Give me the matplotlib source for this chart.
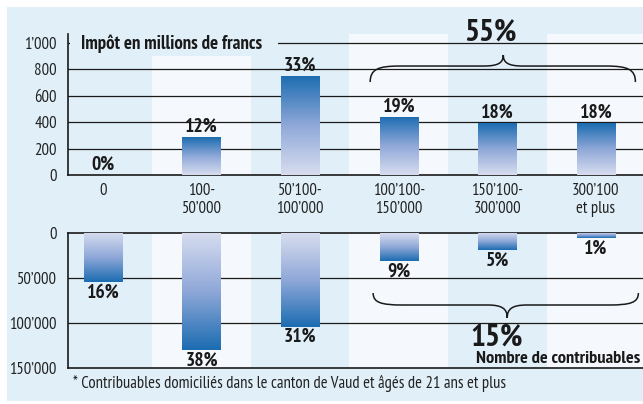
import matplotlib
matplotlib.use("Agg")
import matplotlib.pyplot as plt
import numpy as np
from matplotlib.colors import LinearSegmentedColormap
from matplotlib.patches import Rectangle, PathPatch
from matplotlib.path import Path

# income classes (francs)
categories = ["0", "100-\n50’000", "50’100-\n100’000", "100’100-\n150’000",
              "150’100-\n300’000", "300’100\net plus"]
impot = [0, 285, 750, 440, 390, 390]          # impôt, millions de francs
impot_pct = [0, 12, 33, 19, 18, 18]
contribuables = [55000, 130000, 104000, 31000, 19000, 6000]
contrib_pct = [16, 38, 31, 9, 5, 1]
impot_ticks = [0, 200, 400, 600, 800, 1000]
impot_ticklabels = ["0", "200", "400", "600", "800", "1’000"]
contrib_ticks = [0, 50000, 100000, 150000]
contrib_ticklabels = ["0", "50’000", "100’000", "150’000"]
top_group = [3, 4, 5]

W, H = 643, 404
BG = "#e0eff8"
BAND = "#f5f9fd"
INK = "#1a1a1a"
NARROW = ["PT Sans Narrow", "Liberation Sans", "DejaVu Sans"]
plt.rcParams["font.family"] = NARROW
blues = LinearSegmentedColormap.from_list("blues", ["#d8ddef", "#8fa8d8", "#1b6cb1"])


def fx(px):
    return px / W


def fy(py):
    return 1 - py / H


def gradient_bars(ax, xs, vals, width=0.39):
    bars = ax.bar(xs, vals, width=width, color="none", edgecolor="none", zorder=3)
    grad = np.linspace(0, 1, 256).reshape(-1, 1)
    for b, v in zip(bars, vals):
        if v <= 0:
            continue
        im = ax.imshow(grad, cmap=blues, aspect="auto", origin="lower", zorder=3,
                       extent=[b.get_x(), b.get_x() + b.get_width(), 0, v])
        im.set_clip_path(b)
    return bars


def brace(ax, x0, x1, xm, ye, yf, yt, r_end=0.3, r_tip=0.2):
    verts = [(x0, ye),
             (x0, ye + 0.8 * (yf - ye)), (x0 + 0.08, yf), (x0 + r_end, yf),
             (xm - r_tip, yf),
             (xm - 0.05, yf), (xm, yf + 0.3 * (yt - yf)), (xm, yt),
             (xm, yf + 0.3 * (yt - yf)), (xm + 0.05, yf), (xm + r_tip, yf),
             (x1 - r_end, yf),
             (x1 - 0.08, yf), (x1, ye + 0.8 * (yf - ye)), (x1, ye)]
    codes = [Path.MOVETO] + [Path.CURVE4] * 3 + [Path.LINETO] + [Path.CURVE4] * 6 \
        + [Path.LINETO] + [Path.CURVE4] * 3
    ax.add_patch(PathPatch(Path(verts, codes), facecolor="none", edgecolor=INK,
                           lw=1.1, clip_on=False, zorder=5))


fig = plt.figure(figsize=(6.43, 4.04), dpi=100, facecolor="white")
fig.add_artist(Rectangle((fx(7), fy(401)), 1 - fx(7), fy(7) - fy(401),
                         transform=fig.transFigure, facecolor=BG, edgecolor="none", zorder=-10))

x = np.arange(len(categories))
ax1 = fig.add_axes([fx(68), fy(175), 1 - fx(68), fy(34) - fy(175)])
ax2 = fig.add_axes([fx(68), fy(368), 1 - fx(68), fy(233) - fy(368)])

for ax in (ax1, ax2):
    ax.set_facecolor("none")
    for i in (1, 3, 5):
        ax.axvspan(i - 0.5, i + 0.5, color=BAND, zorder=0, lw=0)
    ax.spines["right"].set_visible(False)
    for s in ("left", "bottom", "top"):
        ax.spines[s].set_color(INK)
        ax.spines[s].set_linewidth(1.2)

# --- upper panel: tax amount
for t in impot_ticks[1:]:
    ax1.axhline(t, color=INK, lw=0.9, zorder=1)
gradient_bars(ax1, x, impot)
for xi, v, p in zip(x, impot, impot_pct):
    ax1.annotate(f"{p}%", (xi, v), xytext=(0, 1), textcoords="offset points",
                 ha="center", va="bottom", fontsize=14, fontweight="bold", color=INK)
ax1.spines["top"].set_visible(False)
ax1.set_xlim(-0.355, 5.477)
ax1.set_ylim(0, 1065)
ax1.set_yticks(impot_ticks, impot_ticklabels)
ax1.set_xticks(x, categories)
ax1.tick_params(axis="y", length=0, pad=8, labelsize=12, labelcolor="#222222")
ax1.tick_params(axis="x", length=0, pad=6, labelsize=12, labelcolor="#222222")
for lbl in ax1.get_xticklabels():
    lbl.set_linespacing(1.15)

ax1.add_patch(Rectangle((fx(69.5), fy(56)), fx(278) - fx(69.5), fy(30) - fy(56),
                        transform=fig.transFigure, facecolor=BG, edgecolor="none",
                        zorder=1.5, clip_on=False))
ax1.text(fx(81), fy(44), "Impôt en millions de francs", transform=fig.transFigure,
         ha="left", va="center", fontsize=13.5, fontweight="bold", color=INK, zorder=6)

brace(ax1, 2.71, 5.40, 4.06, 702, 823, 906)
fig.text(fx(490), fy(33), f"{sum(impot_pct[i] for i in top_group)}%", ha="center",
         va="center", fontsize=22.5, fontweight="bold", color=INK)

# --- lower panel: number of taxpayers
ax2.axhline(50000, color=INK, lw=0.9, zorder=1)
ax2.axhline(100000, color=INK, lw=0.9, zorder=1)
gradient_bars(ax2, x, contribuables)
for xi, v, p in zip(x, contribuables, contrib_pct):
    ax2.annotate(f"{p}%", (xi, v), xytext=(0, -1), textcoords="offset points",
                 ha="center", va="top", fontsize=14, fontweight="bold", color=INK)
ax2.set_xlim(-0.355, 5.477)
ax2.set_ylim(150000, 0)
ax2.set_yticks(contrib_ticks, contrib_ticklabels)
ax2.set_xticks([])
ax2.tick_params(axis="y", length=0, pad=8, labelsize=12, labelcolor="#222222")

brace(ax2, 2.74, 5.43, 4.10, 66700, 80000, 94400)
fig.text(fx(497), fy(338), f"{sum(contrib_pct[i] for i in top_group)}%", ha="center",
         va="center", fontsize=22.5, fontweight="bold", color=INK)
fig.text(fx(476), fy(359), "Nombre de contribuables", ha="left", va="center",
         fontsize=13.2, fontweight="bold", color=INK)

fig.text(fx(73), fy(383),
         "* Contribuables domiciliés dans le canton de Vaud et âgés de 21 ans et plus",
         ha="left", va="center", fontsize=12, color="#222222")

fig.savefig("out.png", dpi=100, facecolor="white")
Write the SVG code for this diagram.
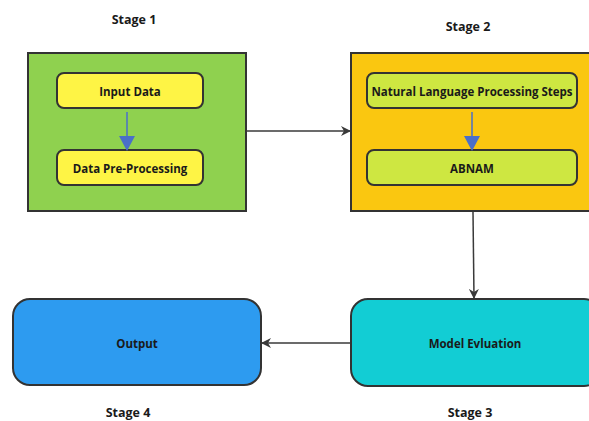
<svg xmlns="http://www.w3.org/2000/svg" width="589" height="421" viewBox="0 0 589 421">
<defs>
<style>
text{font-family:"Open Sans","Liberation Sans",sans-serif;font-weight:bold;fill:#1a1a1a;text-anchor:middle;dominant-baseline:central}
.lbl{font-size:11.5px}
.stage{font-size:12.5px}
.box{stroke:#333;stroke-width:2}
.conn{stroke:#3a3a3a;stroke-width:1.5;fill:none}
.blue{stroke:#4a6fc9;stroke-width:1.5;fill:none}
</style>
<marker id="ah" markerWidth="10" markerHeight="10" refX="9" refY="5" orient="auto" markerUnits="userSpaceOnUse">
<path d="M0,0 L10,5 L0,10 L3,5 Z" fill="#3a3a3a"/>
</marker>
</defs>
<rect width="589" height="421" fill="#fff"/>
<text class="stage" x="134" y="19">Stage 1</text>
<text class="stage" x="468" y="26">Stage 2</text>
<text class="stage" x="128" y="412">Stage 4</text>
<text class="stage" x="470" y="412">Stage 3</text>

<g id="stage1">
<rect class="box" x="28" y="53" width="218" height="158" fill="#8fd14f"/>
</g>
<g id="input-data">
<rect class="box" x="57" y="73" width="146" height="35" rx="7" fill="#fef445"/>
<text class="lbl" x="130" y="91">Input Data</text>
</g>
<g id="data-preprocessing">
<rect class="box" x="57" y="150" width="146" height="35" rx="7" fill="#fef445"/>
<text class="lbl" x="130" y="168">Data Pre-Processing</text>
</g>

<g id="stage2">
<rect class="box" x="351" y="53" width="245" height="158" fill="#fac710"/>
</g>
<g id="nlp-steps">
<rect class="box" x="367" y="73" width="210" height="35" rx="7" fill="#cee741"/>
<text class="lbl" x="472" y="91">Natural Language Processing Steps</text>
</g>
<g id="abnam">
<rect class="box" x="367" y="150" width="210" height="35" rx="7" fill="#cee741"/>
<text class="lbl" x="472" y="168">ABNAM</text>
</g>

<g id="model-evaluation">
<rect class="box" x="351" y="299" width="250" height="87" rx="17" fill="#12cdd4"/>
<text class="lbl" x="475" y="343">Model Evluation</text>
</g>
<g id="output">
<rect class="box" x="13" y="299" width="248" height="86" rx="17" fill="#2d9bf0"/>
<text class="lbl" x="137" y="343">Output</text>
</g>

<g id="connectors">
<line class="blue" x1="127" y1="112" x2="127" y2="137"/>
<path d="M119,136 L135,136 L127,151 Z" fill="#4a6fc9"/>
<line class="blue" x1="472" y1="112" x2="472" y2="137"/>
<path d="M464,136 L480,136 L472,151 Z" fill="#4a6fc9"/>
<line class="conn" x1="246" y1="131" x2="350" y2="131" marker-end="url(#ah)"/>
<line class="conn" x1="473" y1="212" x2="474" y2="298" marker-end="url(#ah)"/>
<line class="conn" x1="350" y1="343" x2="262" y2="343" marker-end="url(#ah)"/>
</g>
</svg>
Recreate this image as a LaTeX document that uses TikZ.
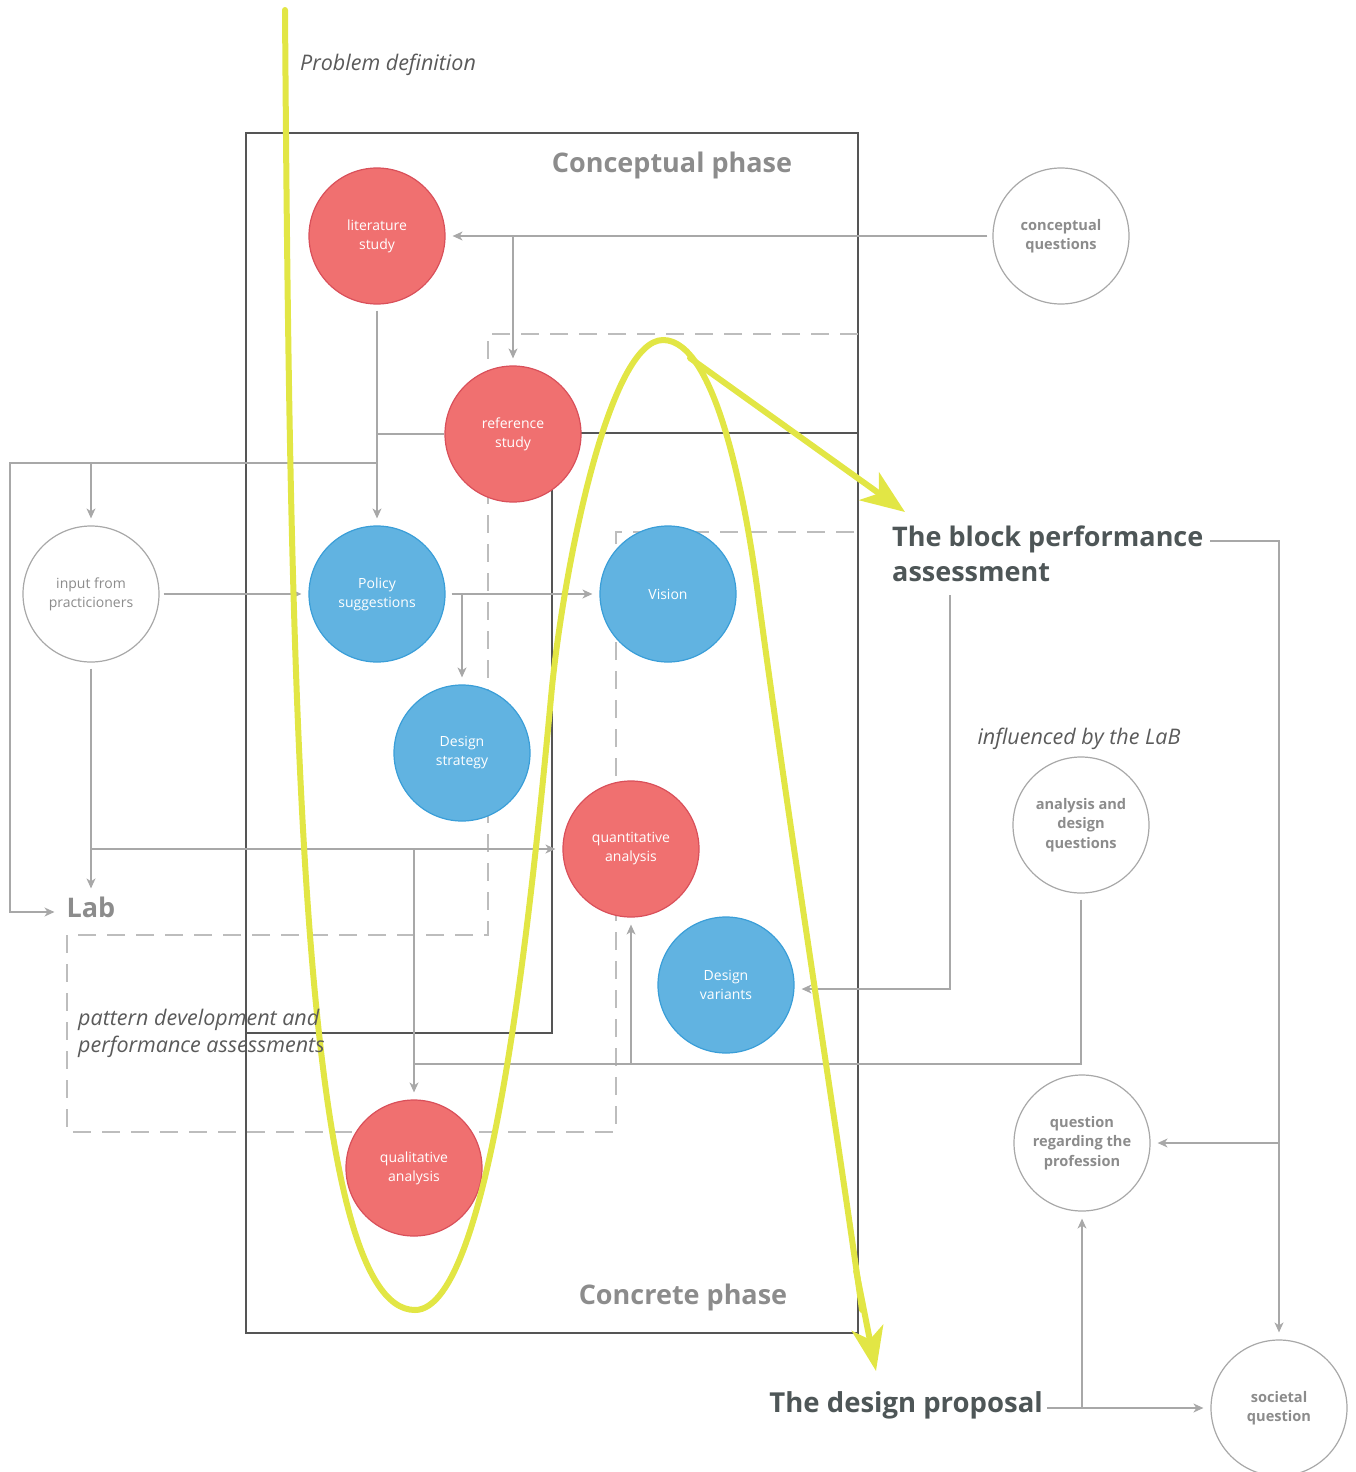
\documentclass[tikz,border=0pt]{standalone}
\usepackage{fontspec}
\setmainfont{Open Sans}
\usetikzlibrary{arrows.meta}
\definecolor{redfill}{HTML}{F07070}
\definecolor{redline}{HTML}{D9505A}
\definecolor{bluefill}{HTML}{61B3E1}
\definecolor{blueline}{HTML}{3A9ED8}
\definecolor{conn}{HTML}{A8A8A8}
\definecolor{dashc}{HTML}{BDBDBD}
\definecolor{boxline}{HTML}{555555}
\definecolor{ylw}{HTML}{E2E645}
\definecolor{txtgray}{HTML}{8C8C8C}
\definecolor{txtdark}{HTML}{4E5657}
\definecolor{txtmid}{HTML}{5A5A5A}
\begin{document}
\begin{tikzpicture}[x=1pt,y=-1pt,
  bub/.style={circle,minimum size=136pt,inner sep=0pt,align=center,line width=1.2pt,
    font=\fontsize{14}{19}\selectfont},
  redbub/.style={bub,fill=redfill,draw=redline,text=white},
  bluebub/.style={bub,fill=bluefill,draw=blueline,text=white},
  graybub/.style={bub,fill=white,draw=conn,text=txtgray,font=\fontsize{14.6}{19.5}\selectfont\bfseries},
  lightbub/.style={bub,fill=white,draw=conn,text=txtgray},
  line/.style={draw=conn,line width=1.3pt},
  arr/.style={line,-{Stealth[length=10pt,width=9pt,inset=3pt]},shorten >=7pt},
  box/.style={draw=boxline,line width=1.2pt},
  dashline/.style={draw=dashc,line width=1.3pt,dash pattern=on 18pt off 11pt},
  phase/.style={font=\fontsize{27}{30}\selectfont\bfseries,text=txtgray,inner sep=0pt},
  big/.style={font=\fontsize{27}{35}\selectfont\bfseries,text=txtdark,inner sep=0pt,align=left},
  note/.style={font=\fontsize{21.5}{27}\selectfont\itshape,text=txtmid,inner sep=0pt,align=left},
  yl/.style={draw=ylw,line width=6pt,line cap=round,line join=round}
]
\useasboundingbox (0,0) rectangle (1355,1472);

% phase boxes
\draw[box] (246,133) rectangle (858,1333);
\draw[box] (858,433) -- (552,433) -- (552,1033) -- (246,1033);

% dashed lab region
\draw[dashline] (858,334) -- (488,334) -- (488,935) -- (67,935) -- (67,1132) -- (616,1132) -- (616,532) -- (858,532);

% texts
\node[note,anchor=west] (pdef) at (300,65) {Problem definition};
\node[phase] (cph) at (672,165) {Conceptual phase};
\node[phase] (kph) at (683,1297) {Concrete phase};
\node[big,anchor=north west] (bpa) at (892,526) {The block performance\\assessment};
\node[note] (infl) at (1079,739) {influenced by the LaB};
\node[font=\fontsize{27}{30}\selectfont\bfseries,text=txtgray,inner sep=1pt] (lab) at (91,907) {Lab};
\node[big,anchor=east,font=\fontsize{27.5}{35}\selectfont\bfseries] (dp) at (1043,1405) {The design proposal};

% circles
\node[redbub] (lit) at (377,236) {literature\\study};
\node[redbub] (ref) at (513,434) {reference\\study};
\node[bluebub] (pol) at (377,594) {Policy\\suggestions};
\node[bluebub] (vis) at (668,594) {Vision};
\node[bluebub] (ds) at (462,753) {Design\\strategy};
\node[redbub] (quan) at (631,849) {quantitative\\analysis};
\node[bluebub] (dv) at (726,985) {Design\\variants};
\node[redbub] (qual) at (414,1168) {qualitative\\analysis};
\node[graybub] (cq) at (1061,236) {conceptual\\questions};
\node[lightbub] (inp) at (91,594) {input from\\practicioners};
\node[graybub] (adq) at (1081,825) {analysis and\\design\\questions};
\node[graybub] (qrp) at (1082,1143) {question\\regarding the\\profession};
\node[graybub] (soc) at (1279,1408) {societal\\question};

% helper coordinates
\coordinate (j1) at (377,463);
\coordinate (c1) at (10,463);
\coordinate (j2) at (415,1064);
\coordinate (bpaB) at (950,595);
\coordinate (bpaR) at (1210,541);

% connectors
\draw[arr,shorten <=5pt] (cq.west) -- (lit.east);
\draw[arr] (ref.north |- lit.east) -- (ref.north);
\draw[arr,shorten <=6pt] (lit.south) -- (pol.north);
\draw[line] (ref.west) -- (lit.south |- ref.west);
\draw[arr] (j1) -- (c1) |- ([xshift=-4pt,yshift=-5pt]lab.west);
\draw[arr] (inp.north |- j1) -- (inp.north);
\draw[arr,shorten <=4pt] (inp.east) -- (pol.west);
\draw[arr,shorten <=6pt] (pol.east) -- (vis.west);
\draw[arr] (ds.north |- pol.east) -- (ds.north);
\draw[arr,shorten <=6pt] (inp.south) -- (lab.north -| inp.south);
\draw[arr] (inp.south |- quan.west) -- (quan.west);
\draw[arr] (qual.north |- quan.west) -- (qual.north);
\draw[line,shorten <=6pt] (adq.south) -- (adq.south |- j2) -- (j2);
\draw[arr] (quan.south |- j2) -- (quan.south);
\draw[arr] (bpaB) |- ([yshift=-4pt]dv.east);
\draw[arr] (bpaR) -| (soc.north);
\draw[arr] (soc.north |- qrp.east) -- (qrp.east);
\draw[arr,shorten <=4pt] (dp.east |- soc.west) -- (soc.west);
\draw[arr] (qrp.south |- soc.west) -- (qrp.south);

% yellow path
\draw[yl] (285,10) .. controls (290,700) and (300,1310) .. (415,1310)
  .. controls (492,1310) and (532,900) .. (552,687)
  .. controls (565,560) and (610,340) .. (663,340)
  .. controls (716,340) and (745,500) .. (757,587)
  .. controls (788,820) and (840,1150) .. (862,1310);
\coordinate (ya) at (856,1270);
\coordinate (yb) at (876,1371);
\draw[draw=ylw,line width=6pt,-{Stealth[length=44pt,width=32pt,inset=12pt]}] (ya) -- (yb);
\coordinate (yc) at (690,358);
\coordinate (yd) at (905,512);
\draw[draw=ylw,line width=6pt,line cap=round,-{Stealth[length=44pt,width=34pt,inset=12pt]}] (yc) -- (yd);

% text over the yellow line
\node[note,anchor=north west] (pat) at (78,1009) {pattern development and\\performance assessments};
\end{tikzpicture}
\end{document}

★ ★ ★ ★

STATED TASK: Pictures excluded, repeat exactly the lines from the top of the material through the line with "return bars", including both of those lines.

WRITTEN SOLUTION:
Give me the matplotlib source for this chart.
import matplotlib
matplotlib.use("Agg")
import matplotlib.pyplot as plt
import numpy as np
from matplotlib.colors import LinearSegmentedColormap
from matplotlib.patches import Rectangle, PathPatch
from matplotlib.path import Path

# income classes (francs)
categories = ["0", "100-\n50’000", "50’100-\n100’000", "100’100-\n150’000",
              "150’100-\n300’000", "300’100\net plus"]
impot = [0, 285, 750, 440, 390, 390]          # impôt, millions de francs
impot_pct = [0, 12, 33, 19, 18, 18]
contribuables = [55000, 130000, 104000, 31000, 19000, 6000]
contrib_pct = [16, 38, 31, 9, 5, 1]
impot_ticks = [0, 200, 400, 600, 800, 1000]
impot_ticklabels = ["0", "200", "400", "600", "800", "1’000"]
contrib_ticks = [0, 50000, 100000, 150000]
contrib_ticklabels = ["0", "50’000", "100’000", "150’000"]
top_group = [3, 4, 5]

W, H = 643, 404
BG = "#e0eff8"
BAND = "#f5f9fd"
INK = "#1a1a1a"
NARROW = ["PT Sans Narrow", "Liberation Sans", "DejaVu Sans"]
plt.rcParams["font.family"] = NARROW
blues = LinearSegmentedColormap.from_list("blues", ["#d8ddef", "#8fa8d8", "#1b6cb1"])


def fx(px):
    return px / W


def fy(py):
    return 1 - py / H


def gradient_bars(ax, xs, vals, width=0.39):
    bars = ax.bar(xs, vals, width=width, color="none", edgecolor="none", zorder=3)
    grad = np.linspace(0, 1, 256).reshape(-1, 1)
    for b, v in zip(bars, vals):
        if v <= 0:
            continue
        im = ax.imshow(grad, cmap=blues, aspect="auto", origin="lower", zorder=3,
                       extent=[b.get_x(), b.get_x() + b.get_width(), 0, v])
        im.set_clip_path(b)
    return bars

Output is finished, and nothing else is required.